Saturday, November 6, 2010

Self-Cognizance

Self-cognizance is a good thing, though few of us possess it. Actually, none of us possesses it completely. Our subjectivity holds us hostage in a prison of our own making. Before I go further with my inane observations, permit me to give you the context. Last night I went to a popular watering hole, the Flying Saucer, in downtown Columbia with a gaggle of fellow officers to celebrate the fortieth birthday of one of our classmates, Cinncinatus. He’s a good egg with a heart of gold. We had finally secured a booth in the crowded bar. Everyone ordered beer, except me, the seemingly sole non-beer drinker in the world. I ordered a Coke without whiskey and quietly thought about the book I left unread in my hotel room.

A couple of gals from our party, for reasons I know not, invited three blue-collar types from Charleston to sit at our table. They said they wanted to do a good deed by offering them a seat in this crowded place, but I, a shrewd observer of humanity when I want to be, suspect they were expecting these dudes to buy them beers as a gesture of appreciation. One of the out-of-towners, Mike, in his early twenties, sporting glasses and a backwards baseball cap, kept going on and on about different kinds of beers. Turns out he works at a bar in Charleston and has aspirations of becoming a big-shot vender one of these days. “I could sell water to a fish,” he assured us, not that we were asking. His friend Brian, a husky fellow likewise wearing a baseball cap backwards, boasted to the females in our party that he “owned Columbia.” Now, these dudes were not impolite or overt jerks. However, after Mulan and Margarita left to go dancing at a different bar, they couldn’t figure out why they left. $hara rather brazenly suggested a reason: “Maybe because you’ve been talking about yourself this entire time?” I don’t know whether these guys understand her point, but this spectacle of such bravado, albeit not untypical of males at that age, had me ruminating on the aforementioned virtue of self-cognizance or the lack thereof.

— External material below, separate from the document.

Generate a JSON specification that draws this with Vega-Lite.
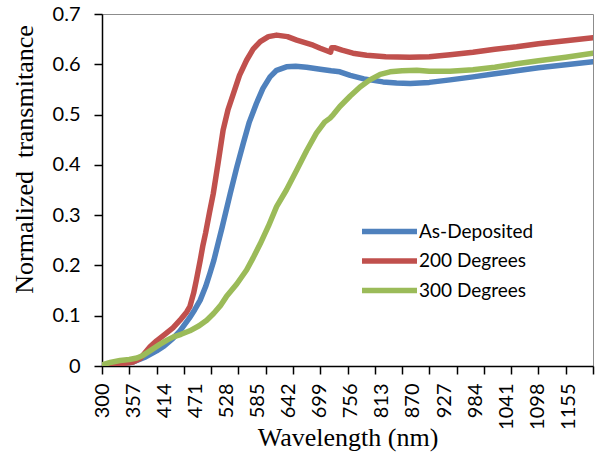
{
  "$schema": "https://vega.github.io/schema/vega-lite/v6.json",
  "width": 491,
  "height": 352,
  "autosize": {"type": "none"},
  "padding": {"left": 102, "top": 14, "right": 5, "bottom": 88},
  "background": "white",
  "config": {
    "view": {"stroke": "#8c8c8c", "strokeWidth": 1},
    "axis": {"grid": false, "domainColor": "black", "domainWidth": 1.5, "tickColor": "black", "tickWidth": 1.5, "tickSize": 8, "labelFont": "Lato", "labelFontSize": 20, "labelColor": "black", "titleFont": "Liberation Serif", "titleFontSize": 26, "titleFontWeight": "normal", "titleColor": "black", "labelFlush": false, "labelOverlap": false, "labelBound": false}
  },
  "data": {
    "values": [
      {"wl": 300, "v": 0, "s": "As-Deposited"},
      {"wl": 330, "v": 0.003, "s": "As-Deposited"},
      {"wl": 357, "v": 0.008, "s": "As-Deposited"},
      {"wl": 380, "v": 0.018, "s": "As-Deposited"},
      {"wl": 400, "v": 0.03, "s": "As-Deposited"},
      {"wl": 414, "v": 0.04, "s": "As-Deposited"},
      {"wl": 430, "v": 0.055, "s": "As-Deposited"},
      {"wl": 443, "v": 0.07, "s": "As-Deposited"},
      {"wl": 460, "v": 0.095, "s": "As-Deposited"},
      {"wl": 470, "v": 0.112, "s": "As-Deposited"},
      {"wl": 480, "v": 0.131, "s": "As-Deposited"},
      {"wl": 490, "v": 0.158, "s": "As-Deposited"},
      {"wl": 498, "v": 0.185, "s": "As-Deposited"},
      {"wl": 505, "v": 0.21, "s": "As-Deposited"},
      {"wl": 513, "v": 0.245, "s": "As-Deposited"},
      {"wl": 520, "v": 0.275, "s": "As-Deposited"},
      {"wl": 535, "v": 0.343, "s": "As-Deposited"},
      {"wl": 547, "v": 0.395, "s": "As-Deposited"},
      {"wl": 559, "v": 0.443, "s": "As-Deposited"},
      {"wl": 570, "v": 0.485, "s": "As-Deposited"},
      {"wl": 583, "v": 0.522, "s": "As-Deposited"},
      {"wl": 595, "v": 0.552, "s": "As-Deposited"},
      {"wl": 608, "v": 0.575, "s": "As-Deposited"},
      {"wl": 620, "v": 0.588, "s": "As-Deposited"},
      {"wl": 638, "v": 0.595, "s": "As-Deposited"},
      {"wl": 655, "v": 0.596, "s": "As-Deposited"},
      {"wl": 675, "v": 0.594, "s": "As-Deposited"},
      {"wl": 700, "v": 0.59, "s": "As-Deposited"},
      {"wl": 720, "v": 0.587, "s": "As-Deposited"},
      {"wl": 736, "v": 0.585, "s": "As-Deposited"},
      {"wl": 755, "v": 0.578, "s": "As-Deposited"},
      {"wl": 780, "v": 0.571, "s": "As-Deposited"},
      {"wl": 815, "v": 0.565, "s": "As-Deposited"},
      {"wl": 840, "v": 0.563, "s": "As-Deposited"},
      {"wl": 865, "v": 0.562, "s": "As-Deposited"},
      {"wl": 900, "v": 0.564, "s": "As-Deposited"},
      {"wl": 938, "v": 0.569, "s": "As-Deposited"},
      {"wl": 980, "v": 0.575, "s": "As-Deposited"},
      {"wl": 1020, "v": 0.581, "s": "As-Deposited"},
      {"wl": 1060, "v": 0.587, "s": "As-Deposited"},
      {"wl": 1100, "v": 0.593, "s": "As-Deposited"},
      {"wl": 1150, "v": 0.599, "s": "As-Deposited"},
      {"wl": 1200, "v": 0.605, "s": "As-Deposited"},
      {"wl": 300, "v": 0, "s": "200 Degrees"},
      {"wl": 330, "v": 0.003, "s": "200 Degrees"},
      {"wl": 357, "v": 0.008, "s": "200 Degrees"},
      {"wl": 370, "v": 0.015, "s": "200 Degrees"},
      {"wl": 388, "v": 0.038, "s": "200 Degrees"},
      {"wl": 400, "v": 0.05, "s": "200 Degrees"},
      {"wl": 414, "v": 0.062, "s": "200 Degrees"},
      {"wl": 430, "v": 0.076, "s": "200 Degrees"},
      {"wl": 443, "v": 0.091, "s": "200 Degrees"},
      {"wl": 455, "v": 0.107, "s": "200 Degrees"},
      {"wl": 461, "v": 0.118, "s": "200 Degrees"},
      {"wl": 468, "v": 0.145, "s": "200 Degrees"},
      {"wl": 473, "v": 0.171, "s": "200 Degrees"},
      {"wl": 480, "v": 0.21, "s": "200 Degrees"},
      {"wl": 485, "v": 0.24, "s": "200 Degrees"},
      {"wl": 490, "v": 0.265, "s": "200 Degrees"},
      {"wl": 497, "v": 0.305, "s": "200 Degrees"},
      {"wl": 504, "v": 0.343, "s": "200 Degrees"},
      {"wl": 513, "v": 0.405, "s": "200 Degrees"},
      {"wl": 522, "v": 0.469, "s": "200 Degrees"},
      {"wl": 531, "v": 0.51, "s": "200 Degrees"},
      {"wl": 541, "v": 0.542, "s": "200 Degrees"},
      {"wl": 552, "v": 0.578, "s": "200 Degrees"},
      {"wl": 565, "v": 0.608, "s": "200 Degrees"},
      {"wl": 577, "v": 0.63, "s": "200 Degrees"},
      {"wl": 590, "v": 0.645, "s": "200 Degrees"},
      {"wl": 605, "v": 0.655, "s": "200 Degrees"},
      {"wl": 620, "v": 0.658, "s": "200 Degrees"},
      {"wl": 640, "v": 0.655, "s": "200 Degrees"},
      {"wl": 657, "v": 0.648, "s": "200 Degrees"},
      {"wl": 672, "v": 0.643, "s": "200 Degrees"},
      {"wl": 687, "v": 0.638, "s": "200 Degrees"},
      {"wl": 700, "v": 0.632, "s": "200 Degrees"},
      {"wl": 712, "v": 0.627, "s": "200 Degrees"},
      {"wl": 719, "v": 0.624, "s": "200 Degrees"},
      {"wl": 721, "v": 0.633, "s": "200 Degrees"},
      {"wl": 726, "v": 0.633, "s": "200 Degrees"},
      {"wl": 740, "v": 0.628, "s": "200 Degrees"},
      {"wl": 760, "v": 0.622, "s": "200 Degrees"},
      {"wl": 785, "v": 0.618, "s": "200 Degrees"},
      {"wl": 820, "v": 0.615, "s": "200 Degrees"},
      {"wl": 864, "v": 0.614, "s": "200 Degrees"},
      {"wl": 900, "v": 0.615, "s": "200 Degrees"},
      {"wl": 938, "v": 0.619, "s": "200 Degrees"},
      {"wl": 980, "v": 0.624, "s": "200 Degrees"},
      {"wl": 1020, "v": 0.63, "s": "200 Degrees"},
      {"wl": 1060, "v": 0.635, "s": "200 Degrees"},
      {"wl": 1100, "v": 0.641, "s": "200 Degrees"},
      {"wl": 1150, "v": 0.647, "s": "200 Degrees"},
      {"wl": 1200, "v": 0.653, "s": "200 Degrees"},
      {"wl": 300, "v": 0.002, "s": "300 Degrees"},
      {"wl": 315, "v": 0.007, "s": "300 Degrees"},
      {"wl": 333, "v": 0.011, "s": "300 Degrees"},
      {"wl": 350, "v": 0.013, "s": "300 Degrees"},
      {"wl": 364, "v": 0.016, "s": "300 Degrees"},
      {"wl": 375, "v": 0.021, "s": "300 Degrees"},
      {"wl": 388, "v": 0.03, "s": "300 Degrees"},
      {"wl": 406, "v": 0.043, "s": "300 Degrees"},
      {"wl": 420, "v": 0.052, "s": "300 Degrees"},
      {"wl": 431, "v": 0.058, "s": "300 Degrees"},
      {"wl": 445, "v": 0.063, "s": "300 Degrees"},
      {"wl": 461, "v": 0.07, "s": "300 Degrees"},
      {"wl": 478, "v": 0.08, "s": "300 Degrees"},
      {"wl": 492, "v": 0.091, "s": "300 Degrees"},
      {"wl": 505, "v": 0.105, "s": "300 Degrees"},
      {"wl": 517, "v": 0.12, "s": "300 Degrees"},
      {"wl": 528, "v": 0.138, "s": "300 Degrees"},
      {"wl": 547, "v": 0.163, "s": "300 Degrees"},
      {"wl": 565, "v": 0.191, "s": "300 Degrees"},
      {"wl": 577, "v": 0.215, "s": "300 Degrees"},
      {"wl": 590, "v": 0.243, "s": "300 Degrees"},
      {"wl": 605, "v": 0.278, "s": "300 Degrees"},
      {"wl": 620, "v": 0.317, "s": "300 Degrees"},
      {"wl": 638, "v": 0.35, "s": "300 Degrees"},
      {"wl": 657, "v": 0.39, "s": "300 Degrees"},
      {"wl": 675, "v": 0.428, "s": "300 Degrees"},
      {"wl": 693, "v": 0.463, "s": "300 Degrees"},
      {"wl": 708, "v": 0.485, "s": "300 Degrees"},
      {"wl": 718, "v": 0.493, "s": "300 Degrees"},
      {"wl": 724, "v": 0.5, "s": "300 Degrees"},
      {"wl": 736, "v": 0.516, "s": "300 Degrees"},
      {"wl": 755, "v": 0.537, "s": "300 Degrees"},
      {"wl": 773, "v": 0.555, "s": "300 Degrees"},
      {"wl": 791, "v": 0.569, "s": "300 Degrees"},
      {"wl": 810, "v": 0.58, "s": "300 Degrees"},
      {"wl": 828, "v": 0.585, "s": "300 Degrees"},
      {"wl": 850, "v": 0.587, "s": "300 Degrees"},
      {"wl": 877, "v": 0.588, "s": "300 Degrees"},
      {"wl": 900, "v": 0.586, "s": "300 Degrees"},
      {"wl": 938, "v": 0.586, "s": "300 Degrees"},
      {"wl": 980, "v": 0.589, "s": "300 Degrees"},
      {"wl": 1020, "v": 0.594, "s": "300 Degrees"},
      {"wl": 1060, "v": 0.601, "s": "300 Degrees"},
      {"wl": 1100, "v": 0.607, "s": "300 Degrees"},
      {"wl": 1150, "v": 0.614, "s": "300 Degrees"},
      {"wl": 1200, "v": 0.622, "s": "300 Degrees"}
    ]
  },
  "mark": {"type": "line", "strokeWidth": 5.5, "strokeCap": "round", "strokeJoin": "round", "clip": true},
  "encoding": {
    "x": {
      "field": "wl", "type": "quantitative",
      "scale": {"domain": [300, 1200], "nice": false, "zero": false},
      "axis": {
        "title": "Wavelength (nm)",
        "titleFont": "Liberation Serif, Times New Roman, serif",
        "titleX": 245.5, "titleY": 79, "titleBaseline": "alphabetic",
        "values": [300, 350, 357, 400, 414, 450, 471, 500, 528, 550, 585, 600, 642, 650, 699, 700, 750, 756, 800, 813, 850, 870, 900, 927, 950, 984, 1000, 1041, 1050, 1098, 1100, 1150, 1155, 1200],
        "format": "d",
        "labelAngle": -90,
        "labelPadding": 9,
        "labelExpr": "(datum.value - 300) % 57 === 0 ? datum.label : ''",
        "tickOpacity": {"condition": {"test": "(datum.value - 300) % 50 === 0", "value": 1}, "value": 0}
      }
    },
    "y": {
      "field": "v", "type": "quantitative",
      "scale": {"domain": [0, 0.7], "nice": false},
      "axis": {
        "title": "Normalized\u00a0 transmitance",
        "titleFont": "Liberation Serif, Times New Roman, serif",
        "titleX": -78, "titleY": 145, "titleBaseline": "middle", "titleAlign": "center",
        "values": [0, 0.1, 0.2, 0.3, 0.4, 0.5, 0.6, 0.7],
        "format": ".1~f",
        "labelPadding": 14
      }
    },
    "color": {
      "field": "s", "type": "nominal",
      "scale": {"domain": ["As-Deposited", "200 Degrees", "300 Degrees"], "range": ["#4F81BD", "#C0504D", "#9BBB59"]},
      "legend": {"orient": "none", "legendX": 256, "legendY": 208, "title": null, "symbolType": "M-1,0H9", "symbolSize": 121, "symbolStrokeWidth": 5.5, "labelFont": "Lato", "labelFontSize": 19, "labelColor": "black", "labelOffset": 42, "rowPadding": 6.5, "padding": 0}
    }
  }
}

The unexamined life is not worth living, right? That’s what Socrates said. Moreover, the oracle at Delphi indicated to him that wisdom consists in the recognition of our own ignorance. To be honest, though, I don’t much stock in a contumacious fat-ass with a big mouth who took smug satisfaction in revealing people’s ignorance only to emphasis his intellect, all the while hanging out in the wrong way with Athenian boys. He didn’t take the hemlock soon enough, as far as I’m concerned! For his two cents, Cinncinatus said he detected Mike's egocentrism based on the fact that while he would ask him questions about his life, he never reciprocated and asked about Cinncinatus. I take his point well, but I have only one caveat. Just because someone doesn’t ask about you in the course of a conversation doesn’t ipso facto mean that he—and I do mean he—is egocentric. For instance, I have on occasion found myself in a conversation with someone I do not want to be in a conversation with. This person is asking me question after question in order to prolong the conversation.  Try as I might, this person isn't picking up on body language, as I arch my shoulder away and face off in the distance.  In this situation I will decidedly not ask a question about him or her, lest I prolong the agony.

Suffice to say, self-cognizance should be our goal. We ought to have a proper sense of our self, even if we know we can never be objective about it. I do believe, though, that some people are more objective than others.  I'm reminded of the metaphor of the shoreline.  Imagine everyone trying to jump from the coast of California to Hawaii.  Nobody's gonna get anywhere close, but some will get slightly further than others.  Let's just all walk in humility.